— GIVEN PROBLEM —
Transcribe the data in full and exactly, omitting any pictures.
— Start of SOURCE EXCERPT —
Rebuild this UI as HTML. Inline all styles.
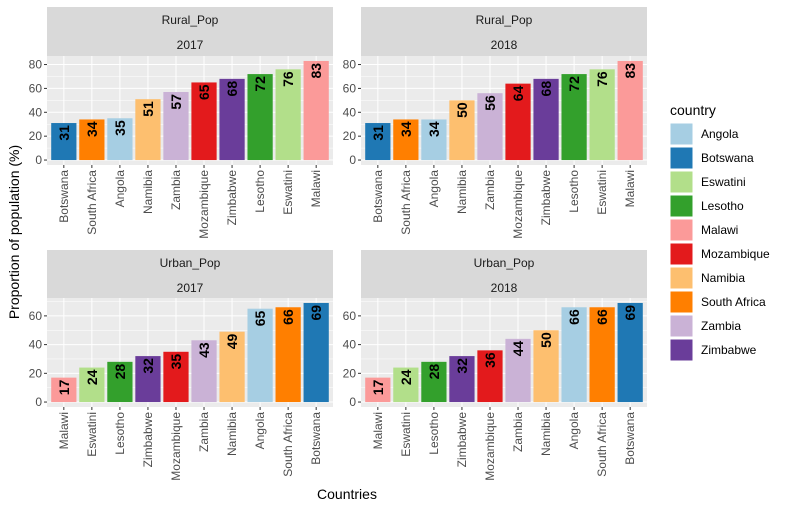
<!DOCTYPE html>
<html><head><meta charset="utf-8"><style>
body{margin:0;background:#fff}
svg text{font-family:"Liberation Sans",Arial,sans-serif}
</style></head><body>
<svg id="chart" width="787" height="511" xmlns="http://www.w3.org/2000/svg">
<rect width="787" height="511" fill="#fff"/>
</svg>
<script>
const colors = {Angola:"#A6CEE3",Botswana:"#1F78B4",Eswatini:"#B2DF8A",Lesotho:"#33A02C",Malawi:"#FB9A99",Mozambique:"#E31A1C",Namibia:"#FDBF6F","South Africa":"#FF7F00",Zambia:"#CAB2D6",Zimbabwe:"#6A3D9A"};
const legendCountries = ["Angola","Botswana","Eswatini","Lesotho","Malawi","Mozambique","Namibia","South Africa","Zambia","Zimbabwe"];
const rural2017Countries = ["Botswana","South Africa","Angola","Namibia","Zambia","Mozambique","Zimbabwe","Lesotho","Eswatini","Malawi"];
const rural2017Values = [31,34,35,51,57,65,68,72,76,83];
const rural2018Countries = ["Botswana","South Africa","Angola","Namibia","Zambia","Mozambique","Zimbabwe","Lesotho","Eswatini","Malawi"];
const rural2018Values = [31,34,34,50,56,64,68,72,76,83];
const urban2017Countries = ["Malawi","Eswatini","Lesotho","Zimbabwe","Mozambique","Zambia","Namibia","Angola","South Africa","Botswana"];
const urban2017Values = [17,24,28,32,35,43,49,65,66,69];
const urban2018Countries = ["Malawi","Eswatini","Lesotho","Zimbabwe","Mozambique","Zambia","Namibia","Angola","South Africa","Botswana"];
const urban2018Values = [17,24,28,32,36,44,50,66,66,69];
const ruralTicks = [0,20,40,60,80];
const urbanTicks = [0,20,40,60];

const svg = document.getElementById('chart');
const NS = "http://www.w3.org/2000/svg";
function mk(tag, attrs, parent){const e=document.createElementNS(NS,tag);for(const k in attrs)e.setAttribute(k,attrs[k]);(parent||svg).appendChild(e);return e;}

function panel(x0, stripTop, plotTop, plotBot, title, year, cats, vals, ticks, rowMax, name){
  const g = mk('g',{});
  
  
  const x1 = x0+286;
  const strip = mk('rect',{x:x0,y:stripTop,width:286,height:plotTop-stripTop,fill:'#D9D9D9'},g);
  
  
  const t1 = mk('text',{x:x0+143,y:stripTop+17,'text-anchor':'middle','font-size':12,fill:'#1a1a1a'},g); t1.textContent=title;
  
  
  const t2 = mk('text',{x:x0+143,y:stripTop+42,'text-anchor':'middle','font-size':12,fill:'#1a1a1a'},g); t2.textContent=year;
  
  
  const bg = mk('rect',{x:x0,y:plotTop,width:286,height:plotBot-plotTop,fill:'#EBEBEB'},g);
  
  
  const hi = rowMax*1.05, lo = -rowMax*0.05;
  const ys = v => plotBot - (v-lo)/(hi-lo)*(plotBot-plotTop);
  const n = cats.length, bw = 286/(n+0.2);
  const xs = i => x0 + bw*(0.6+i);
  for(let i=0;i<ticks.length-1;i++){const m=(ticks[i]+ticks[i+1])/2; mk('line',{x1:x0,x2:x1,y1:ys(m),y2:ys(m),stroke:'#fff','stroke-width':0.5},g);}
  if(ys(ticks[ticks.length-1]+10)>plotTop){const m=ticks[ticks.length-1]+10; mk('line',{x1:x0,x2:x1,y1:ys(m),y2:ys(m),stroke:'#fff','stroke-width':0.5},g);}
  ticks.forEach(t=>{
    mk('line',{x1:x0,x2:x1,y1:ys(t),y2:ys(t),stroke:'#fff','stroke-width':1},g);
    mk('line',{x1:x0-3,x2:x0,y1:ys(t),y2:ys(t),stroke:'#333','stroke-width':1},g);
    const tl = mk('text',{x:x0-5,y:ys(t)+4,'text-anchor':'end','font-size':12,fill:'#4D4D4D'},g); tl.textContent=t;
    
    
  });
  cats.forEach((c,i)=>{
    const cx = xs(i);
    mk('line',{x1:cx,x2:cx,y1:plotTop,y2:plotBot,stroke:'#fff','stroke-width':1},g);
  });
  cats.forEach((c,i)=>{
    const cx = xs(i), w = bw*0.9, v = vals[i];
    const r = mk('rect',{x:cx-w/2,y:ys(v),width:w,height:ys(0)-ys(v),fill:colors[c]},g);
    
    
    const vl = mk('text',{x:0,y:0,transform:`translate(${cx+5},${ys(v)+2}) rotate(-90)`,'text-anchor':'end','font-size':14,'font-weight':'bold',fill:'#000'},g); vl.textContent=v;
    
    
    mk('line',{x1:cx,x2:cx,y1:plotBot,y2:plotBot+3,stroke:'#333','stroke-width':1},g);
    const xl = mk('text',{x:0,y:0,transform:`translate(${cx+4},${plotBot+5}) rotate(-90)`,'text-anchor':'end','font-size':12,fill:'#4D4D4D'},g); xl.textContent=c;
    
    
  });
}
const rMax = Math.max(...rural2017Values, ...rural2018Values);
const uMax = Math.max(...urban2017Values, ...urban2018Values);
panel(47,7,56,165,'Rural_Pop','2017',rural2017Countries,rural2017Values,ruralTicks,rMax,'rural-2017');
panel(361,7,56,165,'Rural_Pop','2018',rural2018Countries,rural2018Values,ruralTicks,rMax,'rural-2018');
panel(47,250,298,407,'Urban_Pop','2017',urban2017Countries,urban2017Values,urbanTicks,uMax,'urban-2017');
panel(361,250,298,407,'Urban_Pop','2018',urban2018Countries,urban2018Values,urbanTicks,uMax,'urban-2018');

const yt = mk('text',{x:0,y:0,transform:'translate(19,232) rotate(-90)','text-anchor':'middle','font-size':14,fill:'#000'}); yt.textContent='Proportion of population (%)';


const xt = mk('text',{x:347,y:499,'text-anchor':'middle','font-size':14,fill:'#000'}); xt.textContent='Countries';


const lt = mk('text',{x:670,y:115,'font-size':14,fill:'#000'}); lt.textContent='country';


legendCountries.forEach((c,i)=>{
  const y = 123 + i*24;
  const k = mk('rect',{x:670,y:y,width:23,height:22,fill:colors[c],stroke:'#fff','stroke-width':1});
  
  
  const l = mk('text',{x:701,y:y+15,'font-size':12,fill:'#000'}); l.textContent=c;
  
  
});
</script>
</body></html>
— End of SOURCE EXCERPT —
— TASK SOLUTION —
Rebuild this UI as HTML. Inline all styles.
<!DOCTYPE html>
<html><head><meta charset="utf-8"><style>
body{margin:0;background:#fff}
svg text{font-family:"Liberation Sans",Arial,sans-serif}
</style></head><body>
<svg id="chart" width="787" height="511" xmlns="http://www.w3.org/2000/svg">
<rect width="787" height="511" fill="#fff"/>
</svg>
<script>
const colors = {Angola:"#A6CEE3",Botswana:"#1F78B4",Eswatini:"#B2DF8A",Lesotho:"#33A02C",Malawi:"#FB9A99",Mozambique:"#E31A1C",Namibia:"#FDBF6F","South Africa":"#FF7F00",Zambia:"#CAB2D6",Zimbabwe:"#6A3D9A"};
const legendCountries = ["Angola","Botswana","Eswatini","Lesotho","Malawi","Mozambique","Namibia","South Africa","Zambia","Zimbabwe"];
const rural2017Countries = ["Botswana","South Africa","Angola","Namibia","Zambia","Mozambique","Zimbabwe","Lesotho","Eswatini","Malawi"];
const rural2017Values = [31,34,35,51,57,65,68,72,76,83];
const rural2018Countries = ["Botswana","South Africa","Angola","Namibia","Zambia","Mozambique","Zimbabwe","Lesotho","Eswatini","Malawi"];
const rural2018Values = [31,34,34,50,56,64,68,72,76,83];
const urban2017Countries = ["Malawi","Eswatini","Lesotho","Zimbabwe","Mozambique","Zambia","Namibia","Angola","South Africa","Botswana"];
const urban2017Values = [17,24,28,32,35,43,49,65,66,69];
const urban2018Countries = ["Malawi","Eswatini","Lesotho","Zimbabwe","Mozambique","Zambia","Namibia","Angola","South Africa","Botswana"];
const urban2018Values = [17,24,28,32,36,44,50,66,66,69];
const ruralTicks = [0,20,40,60,80];
const urbanTicks = [0,20,40,60];

const svg = document.getElementById('chart');
const NS = "http://www.w3.org/2000/svg";
function mk(tag, attrs, parent){const e=document.createElementNS(NS,tag);for(const k in attrs)e.setAttribute(k,attrs[k]);(parent||svg).appendChild(e);return e;}

function panel(x0, stripTop, plotTop, plotBot, title, year, cats, vals, ticks, rowMax, name){
  const g = mk('g',{});
  
  
  const x1 = x0+286;
  const strip = mk('rect',{x:x0,y:stripTop,width:286,height:plotTop-stripTop,fill:'#D9D9D9'},g);
  
  
  const t1 = mk('text',{x:x0+143,y:stripTop+17,'text-anchor':'middle','font-size':12,fill:'#1a1a1a'},g); t1.textContent=title;
  
  
  const t2 = mk('text',{x:x0+143,y:stripTop+42,'text-anchor':'middle','font-size':12,fill:'#1a1a1a'},g); t2.textContent=year;
  
  
  const bg = mk('rect',{x:x0,y:plotTop,width:286,height:plotBot-plotTop,fill:'#EBEBEB'},g);
  
  
  const hi = rowMax*1.05, lo = -rowMax*0.05;
  const ys = v => plotBot - (v-lo)/(hi-lo)*(plotBot-plotTop);
  const n = cats.length, bw = 286/(n+0.2);
  const xs = i => x0 + bw*(0.6+i);
  for(let i=0;i<ticks.length-1;i++){const m=(ticks[i]+ticks[i+1])/2; mk('line',{x1:x0,x2:x1,y1:ys(m),y2:ys(m),stroke:'#fff','stroke-width':0.5},g);}
  if(ys(ticks[ticks.length-1]+10)>plotTop){const m=ticks[ticks.length-1]+10; mk('line',{x1:x0,x2:x1,y1:ys(m),y2:ys(m),stroke:'#fff','stroke-width':0.5},g);}
  ticks.forEach(t=>{
    mk('line',{x1:x0,x2:x1,y1:ys(t),y2:ys(t),stroke:'#fff','stroke-width':1},g);
    mk('line',{x1:x0-3,x2:x0,y1:ys(t),y2:ys(t),stroke:'#333','stroke-width':1},g);
    const tl = mk('text',{x:x0-5,y:ys(t)+4,'text-anchor':'end','font-size':12,fill:'#4D4D4D'},g); tl.textContent=t;
    
    
  });
  cats.forEach((c,i)=>{
    const cx = xs(i);
    mk('line',{x1:cx,x2:cx,y1:plotTop,y2:plotBot,stroke:'#fff','stroke-width':1},g);
  });
  cats.forEach((c,i)=>{
    const cx = xs(i), w = bw*0.9, v = vals[i];
    const r = mk('rect',{x:cx-w/2,y:ys(v),width:w,height:ys(0)-ys(v),fill:colors[c]},g);
    
    
    const vl = mk('text',{x:0,y:0,transform:`translate(${cx+5},${ys(v)+2}) rotate(-90)`,'text-anchor':'end','font-size':14,'font-weight':'bold',fill:'#000'},g); vl.textContent=v;
    
    
    mk('line',{x1:cx,x2:cx,y1:plotBot,y2:plotBot+3,stroke:'#333','stroke-width':1},g);
    const xl = mk('text',{x:0,y:0,transform:`translate(${cx+4},${plotBot+5}) rotate(-90)`,'text-anchor':'end','font-size':12,fill:'#4D4D4D'},g); xl.textContent=c;
    
    
  });
}
const rMax = Math.max(...rural2017Values, ...rural2018Values);
const uMax = Math.max(...urban2017Values, ...urban2018Values);
panel(47,7,56,165,'Rural_Pop','2017',rural2017Countries,rural2017Values,ruralTicks,rMax,'rural-2017');
panel(361,7,56,165,'Rural_Pop','2018',rural2018Countries,rural2018Values,ruralTicks,rMax,'rural-2018');
panel(47,250,298,407,'Urban_Pop','2017',urban2017Countries,urban2017Values,urbanTicks,uMax,'urban-2017');
panel(361,250,298,407,'Urban_Pop','2018',urban2018Countries,urban2018Values,urbanTicks,uMax,'urban-2018');

const yt = mk('text',{x:0,y:0,transform:'translate(19,232) rotate(-90)','text-anchor':'middle','font-size':14,fill:'#000'}); yt.textContent='Proportion of population (%)';


const xt = mk('text',{x:347,y:499,'text-anchor':'middle','font-size':14,fill:'#000'}); xt.textContent='Countries';


const lt = mk('text',{x:670,y:115,'font-size':14,fill:'#000'}); lt.textContent='country';


legendCountries.forEach((c,i)=>{
  const y = 123 + i*24;
  const k = mk('rect',{x:670,y:y,width:23,height:22,fill:colors[c],stroke:'#fff','stroke-width':1});
  
  
  const l = mk('text',{x:701,y:y+15,'font-size':12,fill:'#000'}); l.textContent=c;
  
  
});
</script>
</body></html>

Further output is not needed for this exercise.